Travelers to Venice last week found themselves in the midst of a major celebration honoring history’s most successful travel-book author—Marco Polo. For the 700th anniversary of his birth, the city which once scoffed at his fantastic tales of the Orient* gathered from eleven countries (not including Red China) an exhibition of 951 pieces of Chinese art that would have awed even Marco Polo himself.

While scholars pored over Polo family documents, including Marco’s will, 500 tourists a day filed through the Doges’ Palace to look at priceless works in bronze, jade, ceramics, textiles and lacquers, dating from the Yin dynasty (1766-1122 B.C.) to the Ming dynasty (A.D. 1368-1644).

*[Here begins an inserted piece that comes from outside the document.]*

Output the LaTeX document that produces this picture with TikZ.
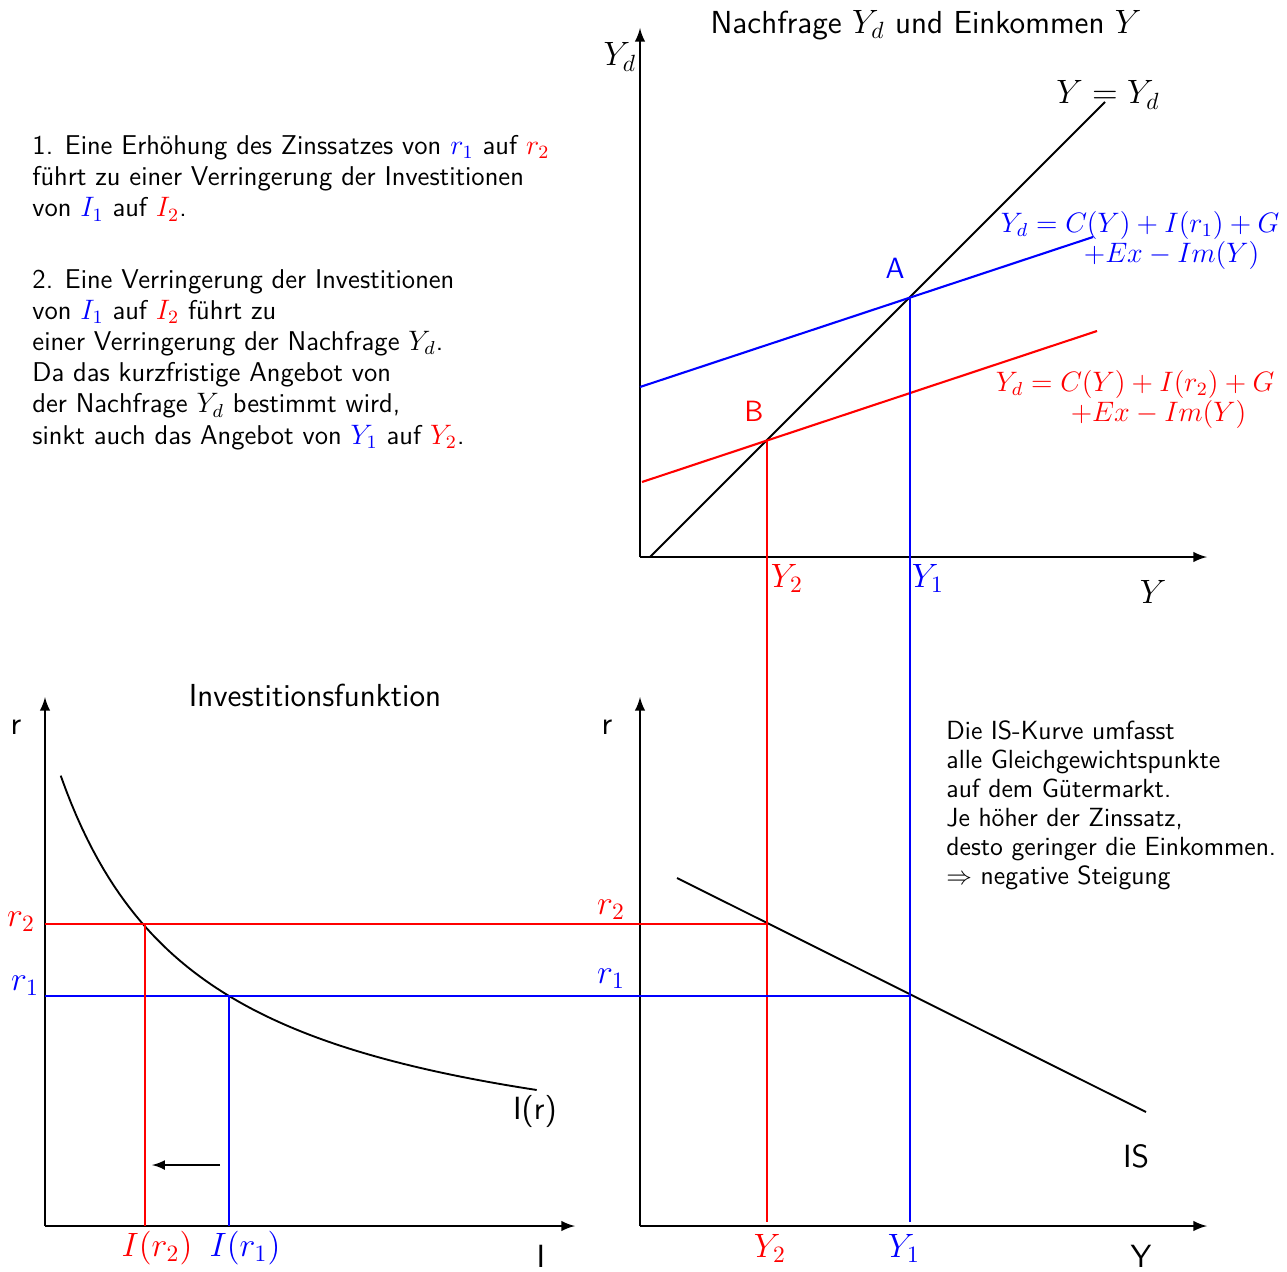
\documentclass[tikz,border=0pt]{standalone}
\usepackage{xcolor}
\usetikzlibrary{arrows}
\tikzset{
  achse/.style={line width=1pt,-latex},
  rotlinie/.style={red,line width=0.9pt},
  blaulinie/.style={blue,line width=0.9pt},
  kurve/.style={black,line width=0.8pt},
  lbl/.style={font=\sffamily\fontsize{13.7}{16}\selectfont,inner sep=1pt},
  mlbl/.style={font=\fontsize{13.6}{16}\selectfont,inner sep=1pt},
  glg/.style={font=\fontsize{11.6}{14}\selectfont,inner sep=1pt,anchor=west},
  punkt/.style={font=\sffamily\fontsize{12.5}{15}\selectfont,inner sep=1pt},
  titel/.style={font=\sffamily\fontsize{13.6}{16}\selectfont,inner sep=0pt},
  absatz/.style={font=\sffamily\fontsize{11.6}{13.3}\selectfont,align=left,anchor=north west,inner sep=0pt},
}
\begin{document}
\begin{tikzpicture}[x=0.015cm,y=-0.015cm]
    \useasboundingbox (0,0) rectangle (1287,1271);

    % Punkte oben: Nachfrage und Einkommen
    \coordinate (O1) at (640,557);
    \coordinate (O1y) at (640,28);
    \coordinate (O1x) at (1207,557);
    \coordinate (W1) at (650,557);
    \coordinate (W2) at (1105,102);
    \coordinate (A) at (910,297);
    \coordinate (B) at (767,440);
    \coordinate (Bl1) at (640,387);
    \coordinate (Bl2) at (1093,237);
    \coordinate (Rt1) at (642,482);
    \coordinate (Rt2) at (1097,331);

    % Punkte unten links: Investitionsfunktion
    \coordinate (O2) at (45,1226);
    \coordinate (O2y) at (45,697);
    \coordinate (O2x) at (575,1226);
    \coordinate (P2) at (145,924);
    \coordinate (P1) at (229,996);
    \coordinate (P2b) at (145,1226);
    \coordinate (P1b) at (229,1226);
    \coordinate (R2l) at (45,924);
    \coordinate (R1l) at (45,996);
    \coordinate (Pf1) at (220,1165);
    \coordinate (Pf2) at (152,1165);

    % Punkte unten rechts: IS-Kurve
    \coordinate (O3) at (640,1226);
    \coordinate (O3y) at (640,697);
    \coordinate (O3x) at (1207,1226);
    \coordinate (S1) at (677,878);
    \coordinate (S2) at (1146,1112);
    \coordinate (Q2) at (767,924);
    \coordinate (Q1) at (910,996);
    \coordinate (Q2b) at (767,1222);
    \coordinate (Q1b) at (910,1222);

    % Achsen
    \draw[achse] (O1) -- (O1y);
    \draw[achse] (O1) -- (O1x);
    \draw[achse] (O2) -- (O2y);
    \draw[achse] (O2) -- (O2x);
    \draw[achse] (O3) -- (O3y);
    \draw[achse] (O3) -- (O3x);

    % Kurven
    \draw[kurve] (W1) -- (W2);
    \draw[blaulinie] (Bl1) -- (Bl2);
    \draw[rotlinie] (Rt1) -- (Rt2);
    \draw[kurve] plot[domain=60.7:536.7,samples=90] (\x,{1185.7-594.07/(0.01*\x+0.842)});
    \draw[kurve] (S1) -- (S2);

    % Hilfslinien
    \draw[blaulinie] (A) -- (Q1b);
    \draw[rotlinie] (B) -- (Q2b);
    \draw[rotlinie] (R2l) -- (Q2);
    \draw[blaulinie] (R1l) -- (Q1);
    \draw[rotlinie] (P2) -- (P2b);
    \draw[blaulinie] (P1) -- (P1b);
    \draw[line width=0.9pt,-latex] (Pf1) -- (Pf2);

    % Beschriftung oben
    \node[titel] (t1) at (926,25) {Nachfrage $Y_d$ und Einkommen $Y$};
    \node[mlbl] (lyd) at (620,57) {$Y_d$};
    \node[mlbl] (lyy) at (1108,95) {$Y = Y_d$};
    \node[mlbl] (ly) at (1153,592) {$Y$};
    \node[mlbl,red] (ly2o) at (787,578) {$Y_2$};
    \node[mlbl,blue] (ly1o) at (928,578) {$Y_1$};
    \node[punkt,blue] (la) at (895,268) {A};
    \node[punkt,red] (lb) at (754,411) {B};
    \node[glg,blue] (eb1) at (998,225) {$Y_d = C(Y) + I(r_1) + G$};
    \node[glg,blue] (eb2) at (1081,255) {$+Ex - Im(Y)$};
    \node[glg,red] (er1) at (993,384) {$Y_d = C(Y) + I(r_2) + G$};
    \node[glg,red] (er2) at (1068,414) {$+Ex - Im(Y)$};

    % Beschriftung unten links
    \node[titel] (t2) at (315,695) {Investitionsfunktion};
    \node[lbl] (lr1) at (16,727) {r};
    \node[mlbl,red] (lr2l) at (21,922) {$r_2$};
    \node[mlbl,blue] (lr1l) at (25,986) {$r_1$};
    \node[mlbl,red] (li2) at (157,1248) {$I(r_2)$};
    \node[mlbl,blue] (li1) at (245,1248) {$I(r_1)$};
    \node[lbl] (li) at (541,1256) {I};
    \node[lbl] (lir) at (535,1111) {I(r)};

    % Beschriftung unten rechts
    \node[lbl] (lr2) at (607,727) {r};
    \node[mlbl,red] (lr2m) at (611,910) {$r_2$};
    \node[mlbl,blue] (lr1m) at (611,979) {$r_1$};
    \node[mlbl,red] (ly2u) at (770,1248) {$Y_2$};
    \node[mlbl,blue] (ly1u) at (904,1248) {$Y_1$};
    \node[lbl] (lyu) at (1141,1256) {Y};
    \node[lbl] (lis) at (1136,1156) {IS};

    % Texte
    \node[absatz] (txt1) at (32,135) {1. Eine Erh\"ohung des Zinssatzes von \textcolor{blue}{$r_1$} auf \textcolor{red}{$r_2$}\\
      f\"uhrt zu einer Verringerung der Investitionen\\
      von \textcolor{blue}{$I_1$} auf \textcolor{red}{$I_2$}.};
    \node[absatz] (txt2) at (32,269) {2. Eine Verringerung der Investitionen\\
      von \textcolor{blue}{$I_1$} auf \textcolor{red}{$I_2$} f\"uhrt zu\\
      einer Verringerung der Nachfrage $Y_d$.\\
      Da das kurzfristige Angebot von\\
      der Nachfrage $Y_d$ bestimmt wird,\\
      sinkt auch das Angebot von \textcolor{blue}{$Y_1$} auf \textcolor{red}{$Y_2$}.};
    \node[absatz,font=\sffamily\fontsize{11.2}{12.4}\selectfont] (txt3) at (946,720) {Die IS-Kurve umfasst\\
      alle Gleichgewichtspunkte\\
      auf dem G\"utermarkt.\\
      Je h\"oher der Zinssatz,\\
      desto geringer die Einkommen.\\
      $\Rightarrow$ negative Steigung};

\end{tikzpicture}
\end{document}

Largest in the exhibit was the ceramics display. It included funerary furniture—glazed terra-cotta figures from the tombs of well-heeled gentlemen of old Cathay who had wished to insure themselves an afterlife of ease and luxury with plentiful concubines. In such art the Chinese were rigorously realistic, rendering a man as a man and a horse as a horse, but with their porcelains they showed a subtle fairy fragility. Some of the pure white cups, plates and vases of the Tang dynasty (A.D. 618-907) had that beautiful simplicity which inspired the sages to say that their perfection was the work of nature rather than of man. More numerous than the Tang pieces were Ming blue and white porcelains, decorated with dragons and floral designs whose blues were as luminous as sapphires.

Many of the 130 paintings were as esoteric to the ordinary visitor as Chinese calligraphy. Among the most popular were the great Sung master Ma Yiian’s fan-shaped Two Sages and an Attendant Under a Plum Tree, and a misty mountain-and-river scene in black ink and dainty colors, like dilute pastels, by the lyth century master, K’un Ts’an.

Venice’s greatest triumph was a display of 163 ritual bronzes, semiabstractions of dragons and sundry monsters, mellowed by the patina of the centuries. It was the age of the pieces, dating back to the Yin dynasty, that most impressed the nonexpert art lovers. But it was their forms, especially one unique three-legged chüeh (wine goblet) of the Yin period, that delighted the connoisseurs. Said Florence’s aged (89) art oracle, Expatriate Bernard Berenson: “The best collection of Chinese bronzes ever brought together under one roof in Europe.”

* In 1298 while a prisoner of war in Genoa, Marco Polo dictated The Description of the World, his account of “the diversities of kingdoms, provinces, and regions of all parts of the East.” A copy annotated by Christopher Columbus is in the Biblioteca Capitular Colombina in Seville.